▶ Work required
Copy every line of the data in which the word "this" occurs.

▶ Dataset rows
══════════

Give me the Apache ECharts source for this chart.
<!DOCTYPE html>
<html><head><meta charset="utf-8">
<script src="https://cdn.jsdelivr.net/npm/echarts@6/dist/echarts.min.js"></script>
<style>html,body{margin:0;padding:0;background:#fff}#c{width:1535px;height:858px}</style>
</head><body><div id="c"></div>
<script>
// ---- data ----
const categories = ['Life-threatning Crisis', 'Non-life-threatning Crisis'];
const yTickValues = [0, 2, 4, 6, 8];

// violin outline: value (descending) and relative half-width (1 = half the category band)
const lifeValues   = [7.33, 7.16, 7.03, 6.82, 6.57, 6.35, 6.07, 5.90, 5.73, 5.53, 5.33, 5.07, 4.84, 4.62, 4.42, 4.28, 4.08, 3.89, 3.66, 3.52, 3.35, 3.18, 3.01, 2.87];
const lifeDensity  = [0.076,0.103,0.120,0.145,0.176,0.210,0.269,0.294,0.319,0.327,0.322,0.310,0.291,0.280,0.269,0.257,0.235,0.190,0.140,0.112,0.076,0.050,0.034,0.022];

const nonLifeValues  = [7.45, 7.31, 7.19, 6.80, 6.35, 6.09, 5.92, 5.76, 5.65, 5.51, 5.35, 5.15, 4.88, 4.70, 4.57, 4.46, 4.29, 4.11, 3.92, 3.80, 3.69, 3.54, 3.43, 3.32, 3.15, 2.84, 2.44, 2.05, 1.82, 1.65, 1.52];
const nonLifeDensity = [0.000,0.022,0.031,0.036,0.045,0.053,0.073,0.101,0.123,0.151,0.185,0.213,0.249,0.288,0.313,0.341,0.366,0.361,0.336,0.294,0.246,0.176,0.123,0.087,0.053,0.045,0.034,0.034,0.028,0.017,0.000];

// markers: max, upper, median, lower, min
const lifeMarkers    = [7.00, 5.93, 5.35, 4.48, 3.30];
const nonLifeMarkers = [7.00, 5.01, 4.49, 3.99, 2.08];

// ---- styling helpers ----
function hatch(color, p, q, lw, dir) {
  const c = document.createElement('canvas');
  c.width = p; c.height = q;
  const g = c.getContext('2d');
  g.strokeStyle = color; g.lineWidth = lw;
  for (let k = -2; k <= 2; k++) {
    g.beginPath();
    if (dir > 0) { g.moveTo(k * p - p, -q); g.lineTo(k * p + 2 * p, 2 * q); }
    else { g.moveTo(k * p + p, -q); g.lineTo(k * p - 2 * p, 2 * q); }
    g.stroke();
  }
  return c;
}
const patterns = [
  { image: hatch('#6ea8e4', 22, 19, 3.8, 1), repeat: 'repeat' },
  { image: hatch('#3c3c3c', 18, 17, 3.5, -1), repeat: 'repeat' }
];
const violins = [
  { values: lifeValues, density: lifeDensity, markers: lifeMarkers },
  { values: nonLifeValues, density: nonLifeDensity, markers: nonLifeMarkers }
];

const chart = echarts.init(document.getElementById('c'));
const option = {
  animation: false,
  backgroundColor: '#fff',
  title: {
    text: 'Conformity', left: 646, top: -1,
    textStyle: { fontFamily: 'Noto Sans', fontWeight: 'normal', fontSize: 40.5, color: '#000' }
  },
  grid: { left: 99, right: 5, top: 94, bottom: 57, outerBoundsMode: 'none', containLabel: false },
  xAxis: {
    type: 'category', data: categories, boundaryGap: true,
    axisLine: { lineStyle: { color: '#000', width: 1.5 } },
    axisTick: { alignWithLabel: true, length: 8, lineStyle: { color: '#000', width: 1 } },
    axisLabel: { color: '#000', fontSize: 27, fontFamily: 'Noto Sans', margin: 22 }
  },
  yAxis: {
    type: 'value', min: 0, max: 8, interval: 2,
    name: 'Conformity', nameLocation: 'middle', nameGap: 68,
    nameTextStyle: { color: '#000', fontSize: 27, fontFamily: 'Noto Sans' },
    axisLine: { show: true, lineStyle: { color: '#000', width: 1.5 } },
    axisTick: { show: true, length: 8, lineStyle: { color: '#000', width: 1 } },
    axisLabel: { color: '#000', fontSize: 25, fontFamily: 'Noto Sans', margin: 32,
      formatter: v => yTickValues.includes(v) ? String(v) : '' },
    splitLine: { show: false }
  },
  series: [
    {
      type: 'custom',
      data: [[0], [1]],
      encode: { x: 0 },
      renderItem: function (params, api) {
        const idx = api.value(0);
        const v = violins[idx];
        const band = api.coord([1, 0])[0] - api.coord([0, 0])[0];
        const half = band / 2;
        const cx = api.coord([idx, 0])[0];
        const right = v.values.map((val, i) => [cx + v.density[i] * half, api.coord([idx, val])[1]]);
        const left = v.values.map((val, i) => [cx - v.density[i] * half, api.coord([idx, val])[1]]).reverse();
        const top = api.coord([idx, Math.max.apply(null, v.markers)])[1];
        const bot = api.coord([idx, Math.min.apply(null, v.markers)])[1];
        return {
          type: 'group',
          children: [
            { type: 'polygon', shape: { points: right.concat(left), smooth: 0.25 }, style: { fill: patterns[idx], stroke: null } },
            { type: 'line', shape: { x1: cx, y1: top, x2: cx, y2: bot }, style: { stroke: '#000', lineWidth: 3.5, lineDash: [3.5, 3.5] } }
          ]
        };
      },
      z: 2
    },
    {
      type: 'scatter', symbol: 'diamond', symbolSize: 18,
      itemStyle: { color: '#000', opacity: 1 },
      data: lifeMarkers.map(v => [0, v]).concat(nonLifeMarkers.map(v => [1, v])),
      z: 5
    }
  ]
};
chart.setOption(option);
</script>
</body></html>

══════════

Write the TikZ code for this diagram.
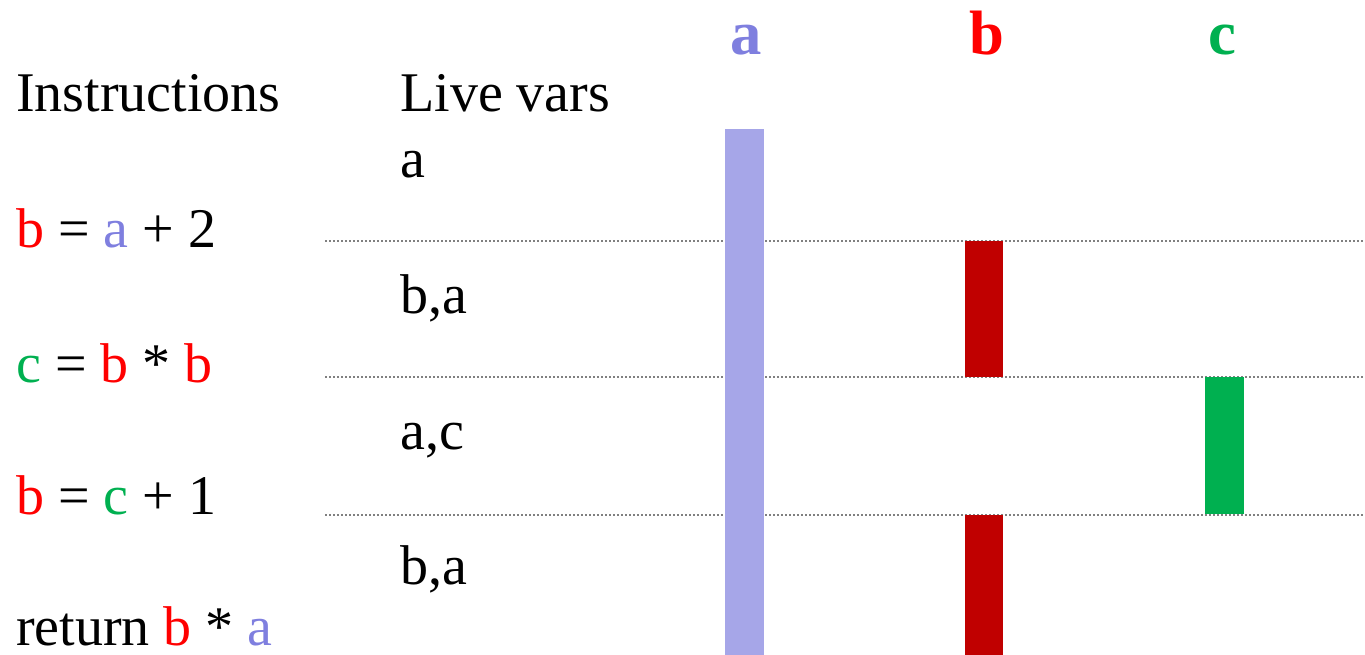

══════════

▶ Exercise solution
Give me the Apache ECharts source for this chart.
Write the TikZ code for this diagram.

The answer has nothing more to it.